Otro asunto, muy de moda por las reformas legales en curso, es el de la seguridad privada. No pretendo ser injusto y elevar a categoría una anécdota pero, en estos días estivales, a unos vecinos que tienen en la puerta la pegatina de la empresa correspondiente, alertando de la conexión con la policía, en su ausencia, saltó la alarma y visto que, pasadas tres horas nadie se personaba allí, el portero y el presidente de la comunidad de vecinos optaron por llamar al número que figuraba en la calcomanía y, de mano, les pidieron un código que, lógicamente no tenían. Solo faltaba que solo pudieran pedir protección ante una alarma disparada los propietarios del inmueble. Es más, si estuvieran dentro habrían desactivado ellos la sirena y, además, como dice el Evangelio, tampoco iban a permitir fácilmente que les intentaran abrir un boquete. La tal empresa que se decía conectada a la policía (quizá a la Montada del Canadá), tras pedir en segundo término un DNI, tomó nota… y no hizo nada que se sepa. Reiterada la llamada, viendo que eran los mismos pelmazos, se les puso una musiquita y hasta hoy. El tema se solventó por agotamiento de la propia alarma y con la tranquilidad que ofreció la policía local a la que se llamó directamente.

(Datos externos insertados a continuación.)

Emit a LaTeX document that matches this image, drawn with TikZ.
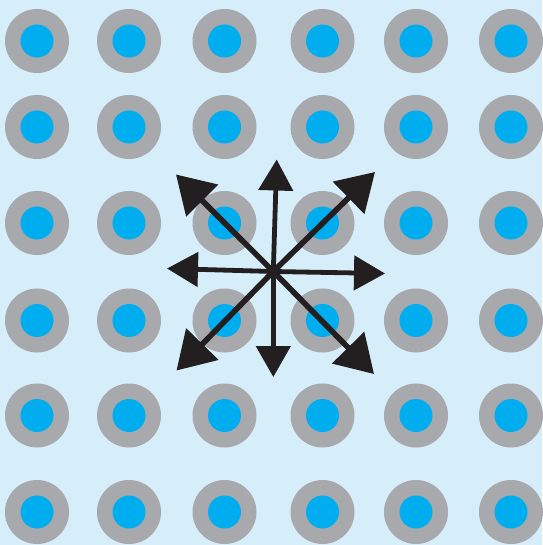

Lo de las musiquitas es otra. Lo mejor, por ejemplo con los operadores de telefonía o televisión o Internet, o las tres cosas, es no sufrir averías, especialmente en épocas en que hay menos personal. De un número derivan a otro y así ad infinitum, hasta que uno se cansa; eso sí, con sintonía musical de consolación. Con un poco de suerte, tras horas de espera al fin se hace presente una voz humana y en directo que, con arriesgada sugerencia tecnológica, te recomienda cosas como que desenchufes el aparato o desconectes unos segundos el módem. ¡Qué cosas tiene el progreso! En cuanto a las oficinas públicas de atención a usuarios y consumidores ante situaciones como las descritas, también podrían decirse muchas cosas, a salvo, claro está, las que funcionan bien. Pero, por más leyes, reglamentos, organismos y asociaciones que tengamos, este es un asunto que sigue sin ofrecer todas las garantías adecuadas.

En otra ocasión les aburriré con ese tema.